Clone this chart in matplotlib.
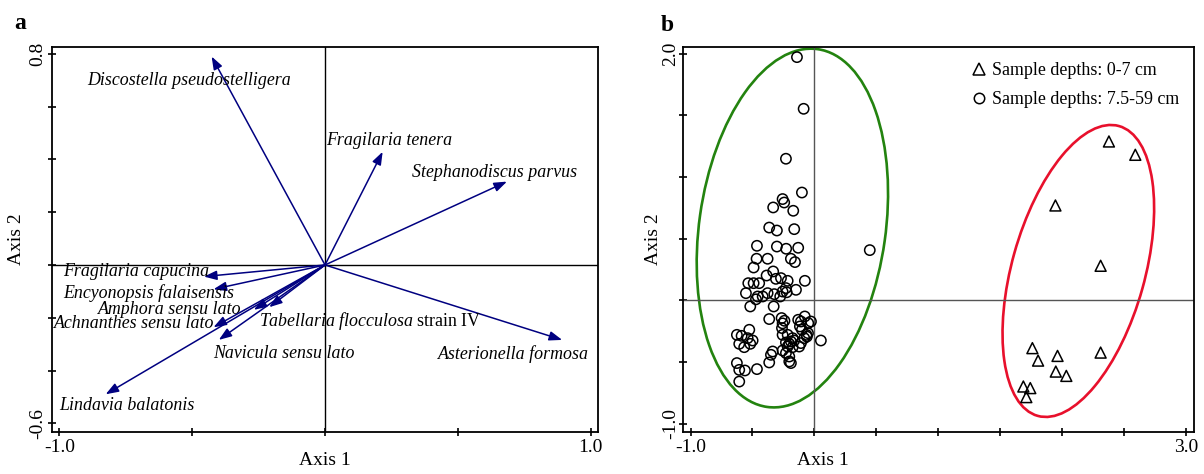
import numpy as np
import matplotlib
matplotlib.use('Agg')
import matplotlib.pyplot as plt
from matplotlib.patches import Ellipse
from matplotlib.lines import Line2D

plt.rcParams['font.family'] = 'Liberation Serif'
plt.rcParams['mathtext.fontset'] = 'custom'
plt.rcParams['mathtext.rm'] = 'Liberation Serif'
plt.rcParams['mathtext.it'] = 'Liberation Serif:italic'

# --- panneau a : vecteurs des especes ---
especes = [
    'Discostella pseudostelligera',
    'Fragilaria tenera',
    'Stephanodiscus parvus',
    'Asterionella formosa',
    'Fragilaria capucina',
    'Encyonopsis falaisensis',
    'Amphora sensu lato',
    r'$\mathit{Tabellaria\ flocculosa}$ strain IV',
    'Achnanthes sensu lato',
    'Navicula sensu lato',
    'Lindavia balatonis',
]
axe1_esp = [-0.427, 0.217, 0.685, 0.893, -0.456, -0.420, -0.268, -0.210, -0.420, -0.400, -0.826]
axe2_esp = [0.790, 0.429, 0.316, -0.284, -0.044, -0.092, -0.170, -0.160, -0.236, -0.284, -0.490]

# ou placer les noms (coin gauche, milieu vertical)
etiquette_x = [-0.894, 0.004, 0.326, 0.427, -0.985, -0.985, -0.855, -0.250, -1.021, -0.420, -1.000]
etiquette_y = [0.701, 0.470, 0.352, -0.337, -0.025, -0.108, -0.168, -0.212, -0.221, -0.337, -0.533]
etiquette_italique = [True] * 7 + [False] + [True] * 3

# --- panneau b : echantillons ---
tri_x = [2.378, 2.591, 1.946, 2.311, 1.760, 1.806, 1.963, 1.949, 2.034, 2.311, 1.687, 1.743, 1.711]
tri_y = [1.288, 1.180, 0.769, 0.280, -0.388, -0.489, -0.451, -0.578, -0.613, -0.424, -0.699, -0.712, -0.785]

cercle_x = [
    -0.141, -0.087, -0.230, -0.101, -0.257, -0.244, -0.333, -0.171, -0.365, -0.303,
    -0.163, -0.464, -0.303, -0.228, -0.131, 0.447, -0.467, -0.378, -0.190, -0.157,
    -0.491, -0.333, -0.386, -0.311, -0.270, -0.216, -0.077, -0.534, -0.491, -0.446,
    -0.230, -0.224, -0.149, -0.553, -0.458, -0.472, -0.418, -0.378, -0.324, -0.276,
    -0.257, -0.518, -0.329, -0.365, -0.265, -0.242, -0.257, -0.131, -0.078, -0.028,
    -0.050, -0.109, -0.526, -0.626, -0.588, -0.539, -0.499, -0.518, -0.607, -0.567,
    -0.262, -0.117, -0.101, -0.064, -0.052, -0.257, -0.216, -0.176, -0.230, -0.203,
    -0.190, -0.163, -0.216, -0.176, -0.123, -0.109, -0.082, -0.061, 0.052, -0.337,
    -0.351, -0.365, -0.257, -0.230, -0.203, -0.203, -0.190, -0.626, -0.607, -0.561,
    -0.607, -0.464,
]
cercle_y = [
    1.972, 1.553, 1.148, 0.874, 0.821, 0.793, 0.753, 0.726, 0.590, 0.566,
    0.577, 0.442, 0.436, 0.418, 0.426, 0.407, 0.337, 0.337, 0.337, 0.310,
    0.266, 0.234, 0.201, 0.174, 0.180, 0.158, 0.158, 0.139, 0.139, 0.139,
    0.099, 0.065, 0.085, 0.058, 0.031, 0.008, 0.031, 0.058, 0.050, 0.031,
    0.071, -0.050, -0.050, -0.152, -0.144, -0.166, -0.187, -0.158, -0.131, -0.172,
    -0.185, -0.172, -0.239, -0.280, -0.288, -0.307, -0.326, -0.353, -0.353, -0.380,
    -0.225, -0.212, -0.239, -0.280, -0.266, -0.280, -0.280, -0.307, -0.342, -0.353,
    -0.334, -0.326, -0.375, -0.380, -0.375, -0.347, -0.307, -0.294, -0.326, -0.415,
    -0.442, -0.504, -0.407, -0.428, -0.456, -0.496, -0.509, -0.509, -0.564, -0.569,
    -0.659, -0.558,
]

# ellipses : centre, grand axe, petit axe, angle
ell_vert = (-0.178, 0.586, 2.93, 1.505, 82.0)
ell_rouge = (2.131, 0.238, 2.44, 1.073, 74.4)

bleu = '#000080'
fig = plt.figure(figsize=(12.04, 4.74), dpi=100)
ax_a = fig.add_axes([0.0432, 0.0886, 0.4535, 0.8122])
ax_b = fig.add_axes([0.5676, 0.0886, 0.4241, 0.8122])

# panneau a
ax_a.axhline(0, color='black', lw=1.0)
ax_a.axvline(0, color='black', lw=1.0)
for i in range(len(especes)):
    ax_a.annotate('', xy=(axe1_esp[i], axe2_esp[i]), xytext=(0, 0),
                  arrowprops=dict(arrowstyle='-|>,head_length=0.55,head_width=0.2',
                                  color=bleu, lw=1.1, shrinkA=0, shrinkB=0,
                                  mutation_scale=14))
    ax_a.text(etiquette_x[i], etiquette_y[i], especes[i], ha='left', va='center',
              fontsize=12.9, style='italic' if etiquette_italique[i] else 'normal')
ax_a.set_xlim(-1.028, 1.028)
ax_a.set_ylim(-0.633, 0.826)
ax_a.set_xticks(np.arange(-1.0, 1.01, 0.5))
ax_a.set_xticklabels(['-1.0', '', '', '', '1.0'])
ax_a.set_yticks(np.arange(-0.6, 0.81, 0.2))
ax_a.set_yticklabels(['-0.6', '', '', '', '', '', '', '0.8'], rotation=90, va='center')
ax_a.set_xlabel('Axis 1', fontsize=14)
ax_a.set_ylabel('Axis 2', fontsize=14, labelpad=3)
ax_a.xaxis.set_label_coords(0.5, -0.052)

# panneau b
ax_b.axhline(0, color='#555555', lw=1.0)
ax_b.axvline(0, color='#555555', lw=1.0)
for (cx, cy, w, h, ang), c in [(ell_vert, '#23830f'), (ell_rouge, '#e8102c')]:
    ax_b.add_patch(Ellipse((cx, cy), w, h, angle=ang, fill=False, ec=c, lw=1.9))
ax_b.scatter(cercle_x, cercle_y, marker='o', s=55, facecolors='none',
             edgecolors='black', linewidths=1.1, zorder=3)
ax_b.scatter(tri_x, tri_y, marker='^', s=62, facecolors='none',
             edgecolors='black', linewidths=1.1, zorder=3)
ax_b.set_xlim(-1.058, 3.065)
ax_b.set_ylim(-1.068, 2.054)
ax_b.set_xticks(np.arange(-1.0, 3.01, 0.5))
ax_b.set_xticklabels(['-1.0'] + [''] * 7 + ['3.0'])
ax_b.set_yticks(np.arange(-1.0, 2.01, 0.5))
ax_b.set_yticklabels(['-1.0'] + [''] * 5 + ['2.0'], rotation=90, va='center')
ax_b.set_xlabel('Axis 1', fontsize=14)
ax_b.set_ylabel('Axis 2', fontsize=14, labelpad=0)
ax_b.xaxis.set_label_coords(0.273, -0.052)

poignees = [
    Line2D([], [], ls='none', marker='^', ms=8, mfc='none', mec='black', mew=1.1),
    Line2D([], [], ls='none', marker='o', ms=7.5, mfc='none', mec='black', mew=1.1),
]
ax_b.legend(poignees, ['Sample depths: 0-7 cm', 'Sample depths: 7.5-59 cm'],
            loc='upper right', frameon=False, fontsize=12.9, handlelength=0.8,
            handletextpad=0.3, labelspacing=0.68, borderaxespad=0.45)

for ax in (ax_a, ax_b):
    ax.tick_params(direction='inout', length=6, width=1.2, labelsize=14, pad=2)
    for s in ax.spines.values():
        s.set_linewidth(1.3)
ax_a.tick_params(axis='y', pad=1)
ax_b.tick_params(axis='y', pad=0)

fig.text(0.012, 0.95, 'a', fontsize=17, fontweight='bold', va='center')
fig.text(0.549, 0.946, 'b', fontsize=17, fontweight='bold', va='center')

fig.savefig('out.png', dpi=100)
============================================================
• **Given task**: Restate the material word for word from its first line through the line containing "from matplotlib.lines import Line2D", both included; the pictures do not belong in it.

• **The answer**:
Clone this chart in matplotlib.
import numpy as np
import matplotlib
matplotlib.use('Agg')
import matplotlib.pyplot as plt
from matplotlib.patches import Ellipse
from matplotlib.lines import Line2D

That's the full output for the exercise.